Logo courtesy of CEA Alliance
The Controlled Environment Agriculture Alliance (CEA Alliance) has expressed disappointment that the U.S. Department of Commerce proceeded July 14 with withdrawing from and the termination of the Tomato Suspension Agreement with Mexico, despite multiple U.S. agriculture and business stakeholders urging renegotiation of the agreement.
By withdrawing from the agreement, there will be duties of more than 17% on most imports of tomatoes into the U.S. from Mexico, thereby increasing the costs of tomatoes in the U.S.
“Unfortunately, the department failed to take into account the voice of our members in the U.S. greenhouse tomato industry, which now grows more than one-third of all U.S. fresh tomatoes,” said CEA Alliance Executive Director Tom Stenzel. “When the original dumping order was issued in 1996, the greenhouse sector was just beginning to grow, offering consumers better-tasting vine-ripe tomatoes compared with field tomatoes that are picked green.”
Now that the agreement, officially called the 2019 Agreement Suspending the Antidumping Duty Investigation on Fresh Tomatoes from Mexico, is terminated, the U.S. Department of Commerce is issuing an antidumping duty order, resulting in duties of 17.09% on most imports of tomatoes from Mexico. Antidumping duties are calculated to measure the percentage by which Mexican tomatoes have been sold in the United States at unfair prices, the department said.
“Mexico remains one of our greatest allies, but for far too long our farmers have been crushed by unfair trade practices that undercut pricing on produce like tomatoes. That ends today,” said Secretary of Commerce Howard Lutnick. “This rule change is in line with President Trump’s trade policies and approach with Mexico.”
“Antidumping and countervailing duty orders provide a critical tool for U.S. industries to seek relief from the harmful effects of the unfairly priced imports, including where foreign companies sell goods in the U.S. market below production costs or below prices in their home markets,” the commerce department said in a news release.
Proponents said the import tax will help rebuild the shrinking U.S. tomato industry and ensure that produce eaten in the U.S. is also grown there, according to the Associated Press. Mexico currently supplies around 70% of the U.S. tomato market, up from 30% two decades ago, according to the Florida Tomato Exchange, the AP also said.

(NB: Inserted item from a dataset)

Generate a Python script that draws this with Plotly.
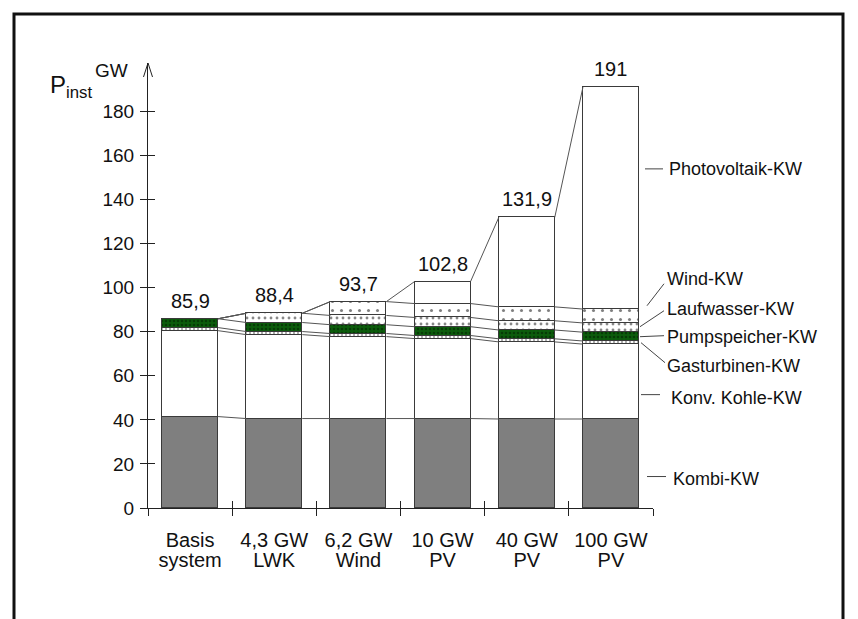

The U.S. Department of Agriculture reports that production of U.S.-grown greenhouse tomatoes increased 69% from 2010 to 2023, compared with a 49% decline in field-grown tomatoes.
“U.S. consumers have voted with their dollars,” Stenzel said. “Because most high-value greenhouse growers farm in Canada, the U.S. and Mexico, the termination of this agreement will cause significant damage to these growers, serving as a financial barrier to new investment in U.S. greenhouses. Unfortunately, this became a political issue that was not resolved on the facts of what would be best for American businesses and consumers.”
The CEA Alliance said it will continue to stress the critical importance of the U.S. greenhouse tomato industry.
“We remain hopeful that open-field growers will reengage in discussions that could serve all parties much more effectively than this order,” Stenzel said.
U.S. Rep. Vicente Gonzalez, (D-McAllen), Texas State Rep. Ryan Guillen (R-Rio Grande City) and Texas International Produce Association CEO and President Dante Galeazzi had hosted a press conference July 11 to request that the Department of Commerce grant a 90-day extension to continue negotiating the Tomato Suspension Agreement.
Additionally, the U.S. Chamber of Commerce sent a letter to Lutnick urging the U.S. Department of Commerce to pause the termination and negotiate a new agreement with Mexico.
"While the U.S. produces a significant amount on its own, U.S. growers and distributors must import over 2 million metric tons annually —about 90% of which comes from Mexico—to meet domestic demand," the letter states.
The letter continues:
"Terminating the Agreement would likely have widespread repercussions on the U.S. economy, affecting agriculture, warehousing, logistics, grocery, and restaurant industries. Nationwide, the import and sale of Mexican tomatoes generate an estimated $8.3 billion in economic benefits, including $4.69 billion in indirect and induced effects. U.S.-owned companies employ nearly 50,000 workers in jobs directly and indirectly supporting the movement of tomatoes from Mexico into communities across the country.
"For nearly 30 years, the suspension agreements have provided stability and certainty for growers and consumers on both sides of the border. These agreements are regularly updated to account for changing market conditions and to protect the interests of U.S. producers, businesses, and consumers — and there is no reason Commerce cannot update the Agreement rather than terminate it. But we are concerned that withdrawing from the Agreement — at a time when the business community is already navigating significant trade uncertainty — could lead to retaliatory actions by our trading partners against other commodities and crops that could create further hardship for U.S. businesses and consumers."